In Italia però le condizioni non sono “favorevoli allo sviluppo dell’imprenditoria giovanile in agricoltura”, si legge nel rapporto. Secondo il Crea, la terra costa mediamente il doppio della Germania e il triplo della Francia. L’affitto è il più caro d’Europa. I salari, invece, dal 1990 sono diminuiti e nel 2020 il reddito agricolo è calato tre volte di più rispetto alla media europea. Questo spiega perché la maggior parte dei giovani che entrano in agricoltura ha alle spalle famiglie con attività legate al settore. “Senza risparmi, terreni, macchinari, casali, mezzi di produzione a disposizione, è quasi impossibile avviare un’attività agricola”, sintetizza Panié.

Il problema, per Terra!, è legato anche alla “inadeguatezza degli strumenti normativi che dovrebbero sostenere il ricambio generazionale e dei fondi connessi”, in particolare delle risorse della Politica agricola comune (Pac), che ammontano a 387 miliardi di euro in sette anni, pari a un terzo del bilancio europeo. Con il nuovo regolamento approvato nel 2021, i pagamenti diretti ai giovani agricoltori dovrebbero passare dal 2% degli anni scorsi ad almeno il 3%, sotto forma di sostegno al reddito, agli investimenti o di aiuti per l’avvio dell’attività. In totale, stimano i ricercatori, tra fondi europei e cofinanziamento nazionale si dovrebbe superare di poco il miliardo di euro.
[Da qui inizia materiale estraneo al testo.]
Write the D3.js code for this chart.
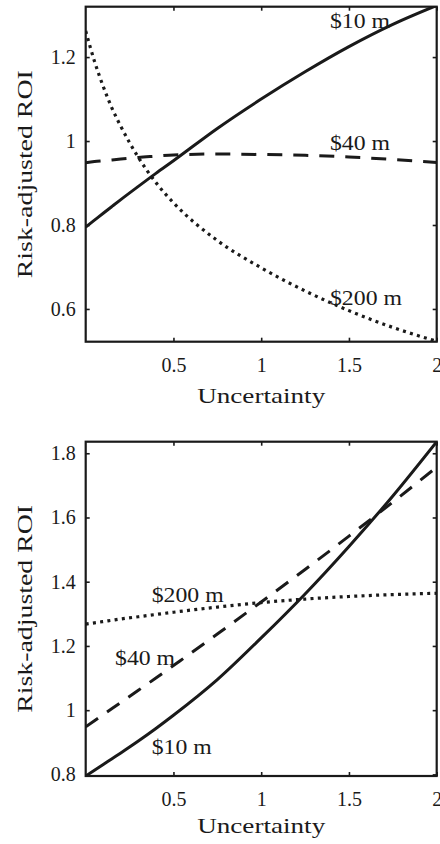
<!DOCTYPE html>
<html>
<head>
<meta charset="utf-8">
<script src="https://cdn.jsdelivr.net/npm/d3@7"></script>
<style>
  body { margin: 0; background: #fff; }
  svg { display: block; }
  text { font-family: "Liberation Serif", "DejaVu Serif", serif; fill: #1a1a1a; }
</style>
</head>
<body>
<script>
// values
var uncertainty = [0, 0.05, 0.1, 0.15, 0.2, 0.3, 0.4, 0.5, 0.75, 1, 1.25, 1.5, 1.75, 2];

// upper panel
var top10  = [0.795, 0.8115, 0.828, 0.8443, 0.8605, 0.892, 0.923, 0.953, 1.03, 1.1, 1.165, 1.225, 1.278, 1.323];
var top40  = [0.948, 0.951, 0.953, 0.955, 0.957, 0.961, 0.964, 0.967, 0.969, 0.968, 0.966, 0.962, 0.956, 0.949];
var top200 = [1.262, 1.19, 1.13, 1.078, 1.035, 0.961, 0.901, 0.853, 0.763, 0.698, 0.643, 0.596, 0.556, 0.523];

// lower panel
var bottom10  = [0.795, 0.813, 0.831, 0.849, 0.867, 0.904, 0.943, 0.984, 1.095, 1.225, 1.362, 1.51, 1.667, 1.836];
var bottom40  = [0.948, 0.967, 0.986, 1.005, 1.024, 1.062, 1.1, 1.139, 1.237, 1.337, 1.438, 1.542, 1.648, 1.757];
var bottom200 = [1.268, 1.272, 1.276, 1.28, 1.284, 1.291, 1.298, 1.305, 1.321, 1.335, 1.346, 1.354, 1.36, 1.364];

var seriesNames = ["$10 m", "$40 m", "$200 m"];
var xTicks = [0.5, 1, 1.5, 2];
var topYTicks = [0.6, 0.8, 1, 1.2];
var bottomYTicks = [0.8, 1, 1.2, 1.4, 1.6, 1.8];
var xTitle = "Uncertainty";
var yTitle = "Risk-adjusted ROI";

var svgWidth = 440;
var svgHeight = 844;

var svg = d3.select("body")
  .append("svg")
  .attr("width", svgWidth)
  .attr("height", svgHeight);

// line styles per series: solid, dashed, dotted
var dashes = [null, "15,11", "3,4.3"];
var widths = [3, 3, 3.2];

function drawPanel(opts) {
  var left = 85.7, right = 436.7;
  var width = right - left;
  var height = opts.bottom - opts.top;

  var g = svg.append("g")
    .attr("transform", `translate(${left}, ${opts.top})`);

  var x = d3.scaleLinear().domain([0, 2]).range([0, width]);
  var y = d3.scaleLinear().domain(opts.yDomain).range([height, 0]);

  var clipId = "clip" + opts.name;
  g.append("clipPath").attr("id", clipId)
    .append("rect").attr("width", width).attr("height", height);

  var fmt = function(d) { return String(d); };

  // bottom axis with labels, ticks pointing in
  var bx = g.append("g")
    .attr("transform", `translate(0, ${height})`)
    .call(d3.axisBottom(x).tickValues(xTicks).tickSize(-4).tickPadding(16).tickFormat(fmt));
  // top axis ticks only
  var tx = g.append("g")
    .call(d3.axisTop(x).tickValues(xTicks).tickSize(-4).tickFormat(""));
  // left axis
  var ly = g.append("g")
    .call(d3.axisLeft(y).tickValues(opts.yTicks).tickSize(-4).tickPadding(10).tickFormat(fmt));
  // right axis ticks only
  var ry = g.append("g")
    .attr("transform", `translate(${width}, 0)`)
    .call(d3.axisRight(y).tickValues(opts.yTicks).tickSize(-4).tickFormat(""));

  [bx, tx, ly, ry].forEach(function(a) {
    a.attr("font-family", null).attr("font-size", null);
    a.select(".domain").remove();
    a.selectAll("line").attr("stroke", "#1a1a1a").attr("stroke-width", 1.6);
    a.selectAll("text")
      .attr("fill", "#1a1a1a")
      .style("font-family", "'Liberation Serif', serif")
      .style("font-size", "20px");
  });

  var line = d3.line()
    .x(function(d) { return x(d[0]); })
    .y(function(d) { return y(d[1]); })
    .curve(d3.curveMonotoneX);

  opts.series.forEach(function(vals, i) {
    var pts = uncertainty.map(function(u, k) { return [u, vals[k]]; });
    g.append("path")
      .datum(pts)
      .attr("clip-path", `url(#${clipId})`)
      .attr("fill", "none")
      .attr("stroke", "#1a1a1a")
      .attr("stroke-width", widths[i])
      .attr("stroke-dasharray", dashes[i])
      .attr("d", line);
  });

  // frame
  g.append("rect")
    .attr("width", width)
    .attr("height", height)
    .attr("fill", "none")
    .attr("stroke", "#1a1a1a")
    .attr("stroke-width", 2.2);

  // series labels
  opts.labels.forEach(function(l) {
    g.append("text")
      .attr("x", x(l.x))
      .attr("y", y(l.y))
      .attr("textLength", l.len)
      .attr("lengthAdjust", "spacingAndGlyphs")
      .style("font-size", "21px")
      .text(seriesNames[l.s]);
  });

  // x title
  g.append("text")
    .attr("x", width / 2)
    .attr("y", height + opts.xTitleGap)
    .attr("text-anchor", "middle")
    .attr("textLength", 128)
    .attr("lengthAdjust", "spacingAndGlyphs")
    .style("font-size", "22px")
    .text(xTitle);

  // y title
  g.append("text")
    .attr("transform", `translate(${32 - left}, ${height / 2}) rotate(-90)`)
    .attr("text-anchor", "middle")
    .attr("textLength", 208)
    .attr("lengthAdjust", "spacingAndGlyphs")
    .style("font-size", "22px")
    .text(yTitle);
}

drawPanel({
  name: "top",
  top: 6.7,
  bottom: 341.7,
  yDomain: [0.522, 1.32],
  yTicks: topYTicks,
  series: [top10, top40, top200],
  xTitleGap: 61.6,
  labels: [
    { s: 0, x: 1.392, y: 1.269, len: 60 },
    { s: 1, x: 1.392, y: 0.978, len: 60 },
    { s: 2, x: 1.392, y: 0.61, len: 72 }
  ]
});

drawPanel({
  name: "bottom",
  top: 441.7,
  bottom: 776,
  yDomain: [0.795, 1.836],
  yTicks: bottomYTicks,
  series: [bottom10, bottom40, bottom200],
  xTitleGap: 57.3,
  labels: [
    { s: 0, x: 0.376, y: 0.865, len: 60 },
    { s: 1, x: 0.1675, y: 1.14, len: 60 },
    { s: 2, x: 0.376, y: 1.337, len: 72 }
  ]
});
</script>
</body>
</html>
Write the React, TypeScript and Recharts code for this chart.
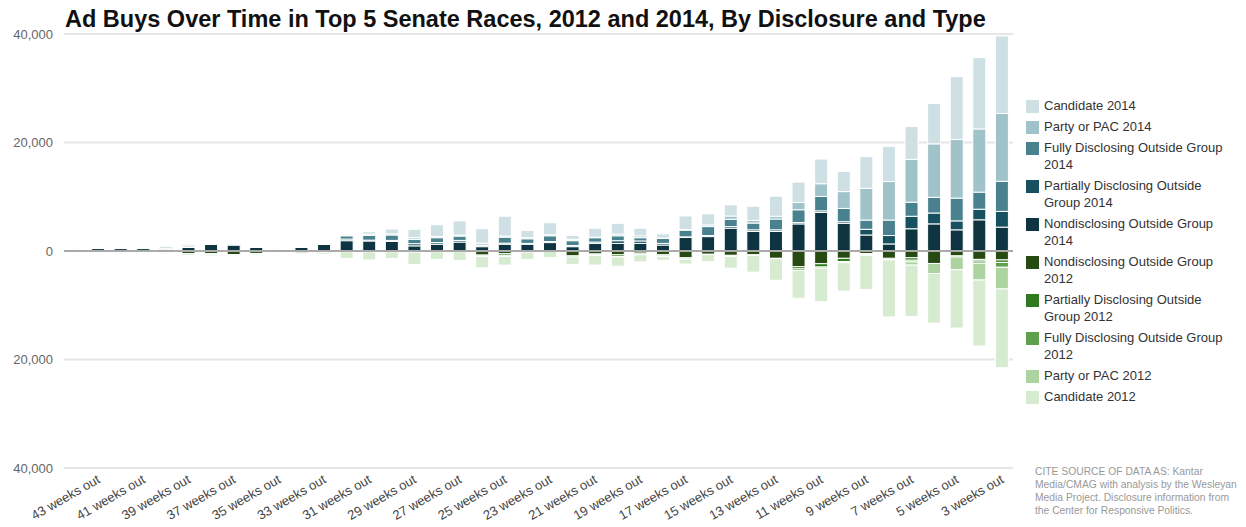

Questi fondi andranno, in parte, al sostegno complementare al reddito per i giovani agricoltori. Per l’associazione le cifre stanziate non solo sono insufficienti, ma vengono anche distribuite con criteri non “ideali per rendere il supporto realmente efficace”, facilitando l’erogazione a “chi ha già un terreno, senza favorire l’accesso alla terra”. Lo ha rilevato anche la Corte dei Conti europea nel 2017: “Il sostegno si basa su una logica di intervento poco definita” e “in assenza di una valutazione del fabbisogno è erogato in forma standardizzata (pagamento annuo per ettaro)”. Per Terra! bisognerebbe abbassare a 20 o 30 ettari la soglia massima per poter accedere al sostegno, che oggi è invece fissata a 90 ettari. Il motivo: “È improbabile che un agricoltore entri nel settore con un’azienda molto più grande, a meno che non subentri al proprio genitore o parente”. Non sostengono il ricambio nemmeno i fondi del cosiddetto premio di “primo insediamento”, destinato agli agricoltori under 40: insufficienti per chi deve reperire sia la terra sia i mezzi di produzione ed erogati in ritardo e con criteri escludenti. “Per accedere a questi fondi bisogna presentare un piano aziendale a garanzia di una produzione standard, aprire una partita Iva e iscriversi all’Inps come imprenditore agricolo professionale. Sono stati inseriti per scoraggiare i ‘finti insediamenti’ ma allontanano i giovani senza mezzi di partenza ai quali viene impedito di sperimentarsi part time, in attesa che l’azienda raggiunga la sostenibilità economica”, spiega Panié.

Infine c’è il capitolo delle misure nazionali, come gli strumenti messi in campo dall’Istituto di servizi per il mercato agricolo e alimentare (Ismea) per agevolare l’acquisto delle terre: “Anche in questo caso i dati ci dicono che a comprare è soprattutto chi ha un capitale da investire”, spiega Panié che conclude: “Il potenziale inespresso del settore sono le terre pubbliche”. Anche qui c’è un problema: manca un censimento nazionale. Per questo Terra! ha invitato il governo a finanziarlo: “Potrebbero essere offerte in affitto a canone agevolato ai giovani agricoltori con progetti di agroecologia convincenti”.